Before reviewing the recent decision on costs, let’s go back to the original case, which was heard in a London, Ont., courtroom in January 2019, and began with an award-winning chili recipe.
The case
In 2007, an Ontario woman entered her husband into a national chili recipe contest without his knowledge. The top 10 recipes were selected and the top three received a trip to Toronto to participate in a live competition. The husband won the contest, leading the couple to discuss how they could create a side business that would ultimately be profitable when they retired.
Rather than open a restaurant or food truck, they launched a plan to build up a brand that would eventually derive income from a variety of sources, including: being a media celebrity host, brand ambassador, event coordinator consultant and/or celebrity chef, as well as book deals, product endorsements, having a product line and catering special events.
From 2008 through 2014, the couple racked up business losses totalling $345,000 in pursuing their venture. The issue in the tax case was whether the couple was entitled to claim these business losses against their full-time employment income. The CRA denied the business losses on the basis that the activities carried out by the taxpayers did not actually constitute a business.
The Tax Court, however, found that although there was, indeed, a personal element to the taxpayers’ activities, the evidence clearly showed that by 2012 they were carrying on a business.
The court ruled that the taxpayers couldn’t be reassessed for the 2008 through 2011 tax years as the years were “statute-barred.” The taxpayers were partially reassessed for the 2012 to 2014 taxation years, with the net effect being a reduction of the business’ losses in those years by around 30 per cent.
The judge rendered his decision in February 2020, saying that “if the parties are unable to agree on costs … they may make submissions in writing to the court.” And that’s exactly what they did.
The costs
In their submissions, the couple attempted to argue that the judge should “not (be) bound by the tariff and … should follow a number of decisions relating to the general procedure … (which) indicate that the court has a significant degree of leeway in fixing costs.” The couple felt that they “should not be left to bear so much of the costs of litigation where they have been successful to the degree that they have.”
The couple also tried to argue that if the judge felt bound by the tariff limits, given that there were seven taxation years involved in the appeal and two taxpayers, he could perhaps award the full tariff amounts 14 times. “That is not the way the tariff works,” the judge wrote. But he was willing to increase the amount awarded somewhat.

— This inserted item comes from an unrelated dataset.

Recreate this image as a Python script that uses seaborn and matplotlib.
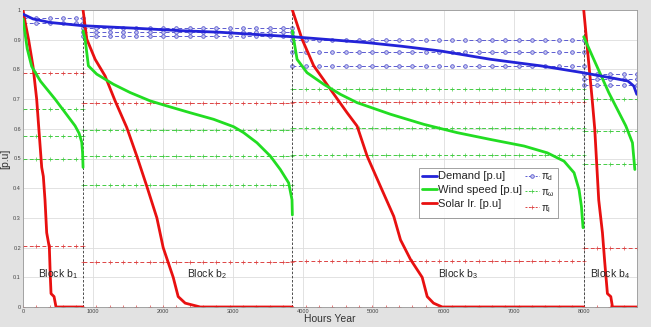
import numpy as np
import matplotlib
matplotlib.use("Agg")
import matplotlib.pyplot as plt
from matplotlib.lines import Line2D
import seaborn as sns

# block edges (hours)
block_edges = [0, 857, 3843, 8000, 8760]
block_names = ["Block b$_1$", "Block b$_2$", "Block b$_3$", "Block b$_4$"]
label_x = [214, 2343, 5914, 8086]

# demand duration curve
demand_h = [0, 143, 386, 857, 1571, 2286, 2814, 3843, 4914, 5400, 5957, 6671,
            7386, 7986, 8429, 8629, 8714, 8757]
demand_v = [0.986, 0.970, 0.958, 0.947, 0.939, 0.930, 0.925, 0.910, 0.890, 0.878,
            0.862, 0.834, 0.812, 0.789, 0.770, 0.761, 0.744, 0.716]

# wind per block
wind_h = [
    [0, 30, 60, 124, 250, 457, 600, 743, 800, 838, 850, 857],
    [857, 886, 933, 1052, 1290, 1529, 1814, 2052, 2386, 2719, 3005, 3148, 3338, 3529,
     3671, 3790, 3838, 3843],
    [3843, 3862, 3910, 4052, 4290, 4529, 4767, 5243, 5719, 6195, 6671, 7148, 7481, 7719,
     7862, 7933, 7967, 7990],
    [8000, 8143, 8357, 8600, 8695, 8729],
]
wind_v = [
    [0.970, 0.920, 0.870, 0.810, 0.760, 0.700, 0.655, 0.610, 0.585, 0.555, 0.520, 0.470],
    [0.930, 0.902, 0.812, 0.784, 0.750, 0.722, 0.694, 0.677, 0.654, 0.632, 0.607, 0.587,
     0.553, 0.508, 0.463, 0.418, 0.361, 0.310],
    [0.930, 0.902, 0.834, 0.789, 0.750, 0.716, 0.688, 0.649, 0.615, 0.587, 0.564, 0.542,
     0.519, 0.491, 0.452, 0.395, 0.339, 0.267],
    [0.910, 0.834, 0.722, 0.610, 0.553, 0.463],
]

# solar per block
solar_h = [
    [0, 30, 80, 143, 195, 230, 267, 290, 314, 338, 376, 390, 400, 443, 471, 857],
    [857, 910, 1029, 1171, 1314, 1481, 1624, 1767, 1910, 2000, 2143, 2214, 2314, 2529, 3843],
    [3843, 3981, 4148, 4386, 4624, 4767, 4910, 5100, 5290, 5386, 5529, 5695, 5767, 5857,
     5981, 8000],
    [8000, 8060, 8120, 8157, 8214, 8267, 8300, 8338, 8386, 8410, 8760],
]
solar_v = [
    [1.0, 0.96, 0.90, 0.81, 0.70, 0.587, 0.47, 0.44, 0.36, 0.25, 0.20, 0.10, 0.045, 0.035,
     0.0, 0.0],
    [1.0, 0.902, 0.834, 0.778, 0.694, 0.604, 0.508, 0.406, 0.30, 0.20, 0.10, 0.035, 0.013,
     0.0, 0.0],
    [1.0, 0.902, 0.812, 0.733, 0.654, 0.609, 0.508, 0.406, 0.305, 0.226, 0.16, 0.10, 0.035,
     0.013, 0.0, 0.0],
    [1.0, 0.85, 0.70, 0.60, 0.36, 0.25, 0.15, 0.045, 0.035, 0.0, 0.0],
]

# representative levels per block
pi_d = [[0.973, 0.955], [0.941, 0.925, 0.911], [0.900, 0.860, 0.810], [0.784, 0.767, 0.748]]
pi_w = [[0.665, 0.575, 0.497], [0.595, 0.508, 0.412], [0.735, 0.604, 0.513], [0.700, 0.592, 0.480]]
pi_l = [[0.787, 0.206, 0.0], [0.688, 0.153, 0.0], [0.690, 0.155, 0.0], [0.198, 0.0]]

x_ticks = [0, 1000, 2000, 3000, 4000, 5000, 6000, 7000, 8000]
y_ticks = [0, 0.1, 0.2, 0.3, 0.4, 0.5, 0.6, 0.7, 0.8, 0.9, 1.0]

sns.set_style("whitegrid")
plt.rcParams["font.family"] = ["Liberation Sans", "DejaVu Sans"]
plt.rcParams["mathtext.fontset"] = "custom"
plt.rcParams["mathtext.rm"] = "Liberation Sans"
plt.rcParams["mathtext.it"] = "Liberation Sans"
plt.rcParams["mathtext.default"] = "regular"

c_blue, c_green, c_red = "#2323d8", "#22dd22", "#e81010"
c_blue_d, c_green_d, c_red_d = "#5a5ad0", "#44cc44", "#dd4444"

fig = plt.figure(figsize=(6.51, 3.27), dpi=100, facecolor="#e2e2e2")
ax = fig.add_axes([23 / 651, 20 / 327, 614 / 651, 297 / 327])
ax.set_facecolor("white")

# level lines with markers
step = 190
for b in range(4):
    x0, x1 = block_edges[b], block_edges[b + 1]
    xs = np.append(np.arange(x0, x1, step), x1)
    for lv in pi_l[b]:
        ax.plot(xs, np.full(len(xs), lv), ls=(0, (4, 2.5)), lw=0.7, color=c_red_d,
                marker="+", ms=3, mew=0.5, zorder=2)
    for lv in pi_w[b]:
        ax.plot(xs, np.full(len(xs), lv), ls=(0, (4, 2.5)), lw=0.7, color=c_green_d,
                marker="+", ms=3, mew=0.5, zorder=2)
    for lv in pi_d[b]:
        ax.plot(xs, np.full(len(xs), lv), ls=(0, (4, 2.5)), lw=0.7, color=c_blue_d,
                marker="o", ms=2.6, mfc="#c8c8f0", mew=0.6, zorder=2)

# block boundaries
for e in block_edges[1:-1]:
    ax.axvline(e, color="#333333", lw=0.6, ls=(0, (3, 2)), zorder=2.5)

# main curves
for b in range(4):
    sns.lineplot(x=solar_h[b], y=solar_v[b], ax=ax, color=c_red, lw=2.0,
                 estimator=None, sort=False, zorder=3)
    sns.lineplot(x=wind_h[b], y=wind_v[b], ax=ax, color=c_green, lw=2.0,
                 estimator=None, sort=False, zorder=3)
sns.lineplot(x=demand_h, y=demand_v, ax=ax, color=c_blue, lw=2.0,
             estimator=None, sort=False, zorder=4)

for name, xt in zip(block_names, label_x):
    ax.text(xt, 0.11, name, fontsize=7.5, va="center", ha="left", zorder=5)

ax.set_xlim(0, 8760)
ax.set_ylim(0, 1)
ax.set_xticks(x_ticks)
ax.set_yticks(y_ticks)
ax.set_xticklabels([str(t) for t in x_ticks])
ax.set_yticklabels(["0" if t == 0 else ("1" if t == 1 else f"{t:.1f}") for t in y_ticks])
ax.tick_params(labelsize=4, pad=1.5, length=0, colors="#444444")
ax.grid(True, color="#dddddd", lw=0.6)
for s in ax.spines.values():
    s.set_color("#999999")
    s.set_linewidth(0.6)
ax.set_xlabel("Hours Year", fontsize=7.5, labelpad=0, color="#333333")
ax.set_ylabel("[p.u]", fontsize=7.5, labelpad=2, color="#333333")

handles = [
    Line2D([], [], color=c_blue, lw=2),
    Line2D([], [], color=c_green, lw=2),
    Line2D([], [], color=c_red, lw=2),
    Line2D([], [], color=c_blue_d, lw=0.7, ls=(0, (2, 1.5)), marker="o", ms=2.6, mfc="#c8c8f0", mew=0.6),
    Line2D([], [], color=c_green_d, lw=0.7, ls=(0, (2, 1.5)), marker="+", ms=3, mew=0.5),
    Line2D([], [], color=c_red_d, lw=0.7, ls=(0, (2, 1.5)), marker="+", ms=3, mew=0.5),
]
labels = ["Demand [p.u]", "Wind speed [p.u]", "Solar Ir. [p.u]",
          r"$\pi_d$", r"$\pi_\omega$", r"$\pi_l$"]
leg = ax.legend(handles, labels, ncol=2, loc="lower left", bbox_to_anchor=(0.645, 0.30),
                fontsize=8, frameon=True, fancybox=False, handlelength=1.3,
                handletextpad=0.15, columnspacing=0.2, labelspacing=0.35,
                borderpad=0.3, borderaxespad=0)
for t in leg.get_texts()[3:]:
    t.set_fontsize(7)
leg.get_frame().set_edgecolor("#777777")
leg.get_frame().set_linewidth(0.6)
leg.set_zorder(6)

fig.savefig("out.png", dpi=100, facecolor=fig.get_facecolor())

In the judge’s ruling released in May, he noted that since there were two taxpayers, two Notices of Appeal had to be filed, which amounted to two times $185 or $370. The actual hearing in court under the tariff amounted to $750 for the day and $250 for the preparation of it, for a total of $1,000. The judge allowed an additional $1,000 each to recognize the taxpayers’ written arguments and submissions regarding costs, which was “the equivalent of hearings on two more sitting days,” for a total of $2,000 for all the written submissions.
Add in the disbursements of $2,265 (which were never in dispute), the total fees and disbursements amounted to $5,635. The judge rounded up to $6,000, and awarded the husband and wife each a $3,000 lump sum amount covering both fees and disbursements — a far cry from the $30,000 (plus disbursements) they were claiming.
The judge explained that the scheme of the informal procedure is quite different from the general procedure and he cannot “simply ignore the tariff of costs set out in (the informal procedure rules.) … (I)n many circumstances, successful appellants may be left having to pay a lot of costs. However … the role of the courts is to apply the law and not to make it.”